● Requirements
Your task is to repeat all of the data exactly while excluding the pictures.

++++ Data excerpt ++++

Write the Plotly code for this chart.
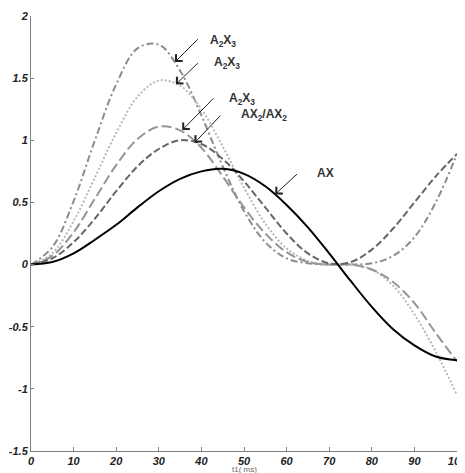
import plotly.graph_objects as go

# time axis (ms)
t_ms = [0, 5, 10, 15, 20, 25, 30, 35, 40, 45, 50, 55, 60, 65, 70, 75, 80, 85, 90, 95, 100]

# series values
ax_vals = [0, 0.02, 0.09, 0.20, 0.32, 0.46, 0.59, 0.69, 0.75, 0.77, 0.73, 0.63, 0.48, 0.30, 0.09,
           -0.13, -0.34, -0.52, -0.65, -0.74, -0.77]
ax2_vals = [0, 0.05, 0.18, 0.37, 0.59, 0.79, 0.93, 1.00, 0.97, 0.85, 0.67, 0.46, 0.25, 0.09, 0.01,
            0.02, 0.12, 0.29, 0.50, 0.71, 0.89]
a2x3_dashdot = [0, 0.14, 0.51, 1.00, 1.45, 1.74, 1.77, 1.56, 1.20, 0.79, 0.43, 0.18, 0.05, 0.01, 0.00,
                0.00, 0.01, 0.07, 0.22, 0.50, 0.89]
a2x3_dotted = [0, 0.09, 0.35, 0.70, 1.06, 1.35, 1.48, 1.44, 1.25, 0.95, 0.62, 0.33, 0.13, 0.03, 0.00,
               0.00, -0.04, -0.17, -0.40, -0.70, -1.05]
a2x3_longdash = [0, 0.07, 0.26, 0.53, 0.80, 1.01, 1.11, 1.08, 0.94, 0.71, 0.46, 0.25, 0.10, 0.02, 0.00,
                 0.00, -0.04, -0.14, -0.31, -0.55, -0.78]

x_ticks = [0, 10, 20, 30, 40, 50, 60, 70, 80, 90, 100]
y_ticks = [-1.5, -1, -0.5, 0, 0.5, 1, 1.5, 2]
y_tick_text = ['-1.5', '-1', '-0.5', '0', '0.5', '1', '1.5', '2']

# labels: (text, text x, text y, arrow tail x, tail y, arrow tip x, tip y)
labels = [
    ('A<sub>2</sub>X<sub>3</sub>', 41.6, 1.80, 39.5, 1.825, 33.8, 1.63),
    ('A<sub>2</sub>X<sub>3</sub>', 42.5, 1.62, 39.5, 1.632, 34.0, 1.45),
    ('A<sub>2</sub>X<sub>3</sub>', 46.0, 1.335, 43.2, 1.35, 35.5, 1.082),
    ('AX<sub>2</sub>/AX<sub>2</sub>', 48.9, 1.20, 44.8, 1.211, 38.4, 0.98),
    ('AX', 66.7, 0.74, 62.8, 0.739, 57.3, 0.565),
]

fig = go.Figure()
fig.add_trace(go.Scatter(x=t_ms, y=a2x3_dashdot, mode='lines', line_shape='spline',
                         line=dict(color='#8c8c8c', width=2, dash='7px,3px,2px,3px')))
fig.add_trace(go.Scatter(x=t_ms, y=a2x3_dotted, mode='lines', line_shape='spline',
                         line=dict(color='#b8b8b8', width=2, dash='2px,2px')))
fig.add_trace(go.Scatter(x=t_ms, y=a2x3_longdash, mode='lines', line_shape='spline',
                         line=dict(color='#959595', width=2, dash='10px,4px')))
fig.add_trace(go.Scatter(x=t_ms, y=ax2_vals, mode='lines', line_shape='spline',
                         line=dict(color='#666666', width=2, dash='7px,3px')))
fig.add_trace(go.Scatter(x=t_ms, y=ax_vals, mode='lines', line_shape='spline',
                         line=dict(color='#000000', width=2)))

for txt, tx, ty, x0, y0, x1, y1 in labels:
    fig.add_annotation(x=tx, y=ty, xref='x', yref='y', text=txt, showarrow=False,
                       xanchor='left', yanchor='middle',
                       font=dict(family='Liberation Sans, Arial', size=12, color='#333333', weight='bold'))
    fig.add_annotation(x=x1, y=y1, ax=x0, ay=y0, xref='x', yref='y', axref='x', ayref='y',
                       text='', showarrow=True, arrowhead=4, arrowsize=1.8, arrowwidth=1,
                       arrowcolor='#222222')

fig.add_annotation(x=0.5, y=-0.0425, xref='paper', yref='paper', text='t1( ms)', showarrow=False,
                   xanchor='center', yanchor='middle',
                   font=dict(family='Liberation Sans, Arial', size=8, color='#666666'))

tick_font = dict(family='Liberation Sans, Arial', size=11, color='#222222', style='italic', weight='bold')
fig.update_xaxes(range=[0, 100], tickvals=x_ticks, ticks='inside', ticklen=4, tickcolor='#808080',
                 showline=True, linecolor='#808080', linewidth=1, showgrid=False, zeroline=False,
                 tickfont=tick_font, automargin=False, ticklabeloverflow='allow')
fig.update_yaxes(range=[-1.5, 2], tickvals=y_ticks, ticktext=y_tick_text, ticks='inside', ticklen=3,
                 tickcolor='#808080', showline=True, linecolor='#808080', linewidth=1,
                 showgrid=False, zeroline=False, tickfont=tick_font, automargin=False,
                 ticklabeloverflow='allow')
fig.update_layout(width=457, height=465, margin=dict(l=23, r=8, t=8, b=22),
                  plot_bgcolor='white', paper_bgcolor='white', showlegend=False)
fig.write_html('out.html')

++++

● Complete answer
Write the Plotly code for this chart.
import plotly.graph_objects as go

# time axis (ms)
t_ms = [0, 5, 10, 15, 20, 25, 30, 35, 40, 45, 50, 55, 60, 65, 70, 75, 80, 85, 90, 95, 100]

# series values
ax_vals = [0, 0.02, 0.09, 0.20, 0.32, 0.46, 0.59, 0.69, 0.75, 0.77, 0.73, 0.63, 0.48, 0.30, 0.09,
           -0.13, -0.34, -0.52, -0.65, -0.74, -0.77]
ax2_vals = [0, 0.05, 0.18, 0.37, 0.59, 0.79, 0.93, 1.00, 0.97, 0.85, 0.67, 0.46, 0.25, 0.09, 0.01,
            0.02, 0.12, 0.29, 0.50, 0.71, 0.89]
a2x3_dashdot = [0, 0.14, 0.51, 1.00, 1.45, 1.74, 1.77, 1.56, 1.20, 0.79, 0.43, 0.18, 0.05, 0.01, 0.00,
                0.00, 0.01, 0.07, 0.22, 0.50, 0.89]
a2x3_dotted = [0, 0.09, 0.35, 0.70, 1.06, 1.35, 1.48, 1.44, 1.25, 0.95, 0.62, 0.33, 0.13, 0.03, 0.00,
               0.00, -0.04, -0.17, -0.40, -0.70, -1.05]
a2x3_longdash = [0, 0.07, 0.26, 0.53, 0.80, 1.01, 1.11, 1.08, 0.94, 0.71, 0.46, 0.25, 0.10, 0.02, 0.00,
                 0.00, -0.04, -0.14, -0.31, -0.55, -0.78]

x_ticks = [0, 10, 20, 30, 40, 50, 60, 70, 80, 90, 100]
y_ticks = [-1.5, -1, -0.5, 0, 0.5, 1, 1.5, 2]
y_tick_text = ['-1.5', '-1', '-0.5', '0', '0.5', '1', '1.5', '2']

# labels: (text, text x, text y, arrow tail x, tail y, arrow tip x, tip y)
labels = [
    ('A<sub>2</sub>X<sub>3</sub>', 41.6, 1.80, 39.5, 1.825, 33.8, 1.63),
    ('A<sub>2</sub>X<sub>3</sub>', 42.5, 1.62, 39.5, 1.632, 34.0, 1.45),
    ('A<sub>2</sub>X<sub>3</sub>', 46.0, 1.335, 43.2, 1.35, 35.5, 1.082),
    ('AX<sub>2</sub>/AX<sub>2</sub>', 48.9, 1.20, 44.8, 1.211, 38.4, 0.98),
    ('AX', 66.7, 0.74, 62.8, 0.739, 57.3, 0.565),
]

fig = go.Figure()
fig.add_trace(go.Scatter(x=t_ms, y=a2x3_dashdot, mode='lines', line_shape='spline',
                         line=dict(color='#8c8c8c', width=2, dash='7px,3px,2px,3px')))
fig.add_trace(go.Scatter(x=t_ms, y=a2x3_dotted, mode='lines', line_shape='spline',
                         line=dict(color='#b8b8b8', width=2, dash='2px,2px')))
fig.add_trace(go.Scatter(x=t_ms, y=a2x3_longdash, mode='lines', line_shape='spline',
                         line=dict(color='#959595', width=2, dash='10px,4px')))
fig.add_trace(go.Scatter(x=t_ms, y=ax2_vals, mode='lines', line_shape='spline',
                         line=dict(color='#666666', width=2, dash='7px,3px')))
fig.add_trace(go.Scatter(x=t_ms, y=ax_vals, mode='lines', line_shape='spline',
                         line=dict(color='#000000', width=2)))

for txt, tx, ty, x0, y0, x1, y1 in labels:
    fig.add_annotation(x=tx, y=ty, xref='x', yref='y', text=txt, showarrow=False,
                       xanchor='left', yanchor='middle',
                       font=dict(family='Liberation Sans, Arial', size=12, color='#333333', weight='bold'))
    fig.add_annotation(x=x1, y=y1, ax=x0, ay=y0, xref='x', yref='y', axref='x', ayref='y',
                       text='', showarrow=True, arrowhead=4, arrowsize=1.8, arrowwidth=1,
                       arrowcolor='#222222')

fig.add_annotation(x=0.5, y=-0.0425, xref='paper', yref='paper', text='t1( ms)', showarrow=False,
                   xanchor='center', yanchor='middle',
                   font=dict(family='Liberation Sans, Arial', size=8, color='#666666'))

tick_font = dict(family='Liberation Sans, Arial', size=11, color='#222222', style='italic', weight='bold')
fig.update_xaxes(range=[0, 100], tickvals=x_ticks, ticks='inside', ticklen=4, tickcolor='#808080',
                 showline=True, linecolor='#808080', linewidth=1, showgrid=False, zeroline=False,
                 tickfont=tick_font, automargin=False, ticklabeloverflow='allow')
fig.update_yaxes(range=[-1.5, 2], tickvals=y_ticks, ticktext=y_tick_text, ticks='inside', ticklen=3,
                 tickcolor='#808080', showline=True, linecolor='#808080', linewidth=1,
                 showgrid=False, zeroline=False, tickfont=tick_font, automargin=False,
                 ticklabeloverflow='allow')
fig.update_layout(width=457, height=465, margin=dict(l=23, r=8, t=8, b=22),
                  plot_bgcolor='white', paper_bgcolor='white', showlegend=False)
fig.write_html('out.html')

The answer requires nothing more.